Like the predicates in ARM or better, like the predicate operand in Larrabee, it would allow for better handling of vectorized code, especially if who is vectorizing is a compiler, like in Voxilla vectorized version of Mandelbrot, he used inside as a predicate.
Apart from the gather/scatter issue with DWF (which creates an implicit synch point at the entry of each distinct clause, though you can amortise that slightly with time spent on gathers) the other killer is having enough threads available from which to select. ATI might seem happier with more threads in flight, anyway, but I think there just aren't enough. Complex code results in only a handful of threads in flight (due to register allocation). As time goes by I go off DWF more and more. It doesn't scale.

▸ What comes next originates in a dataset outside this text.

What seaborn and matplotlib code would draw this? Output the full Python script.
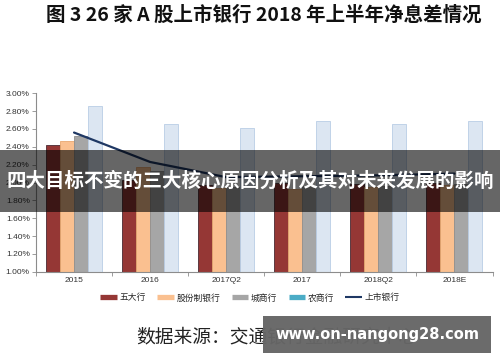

I think scan, used to generate an index of strands to execute a clause and/or to pack the data into a buffer, is more useful. It scales, even though it's only explicit scattering/gathering and synching (i.e. like DWF). Fermi has nice big, real, L1s and multiple concurrent kernel support, so this should work reasonably well. But this is for the really gnarly workloads...
Another sugestion... Let's increase the wavefront width from 64 to 256, the SIMD core still at 16 so it may required up to 16 clocks to execute instead of 4, the register read part remains only requiring 4 clocks, now when ready to start executing the wavefront, looks at each ALU and in it's threads, select one set predicate per cycle executing from that thread, if many predicates aren't set the 256-thread wavefront may execute in as low as 4 clocks performing like the 64-thread one in the worst case, but will perform better for random patterns, up to 4 times better, of course, this is more complex than nothing at all, but not so complex as full scan, gather, pack, compress, etc.
DOT4 still needs to be supported.
Sure, and there is space for it there, the point is saving resources for doubles.
Often there's other stuff to do, loop counters, array index computations. And since there aren't any DP transcendentals, some of them can be seeded by an approximation run on T, before initiating some kind of DP-approximation.
Ok, but why not using only 3 ALUs instead of 4?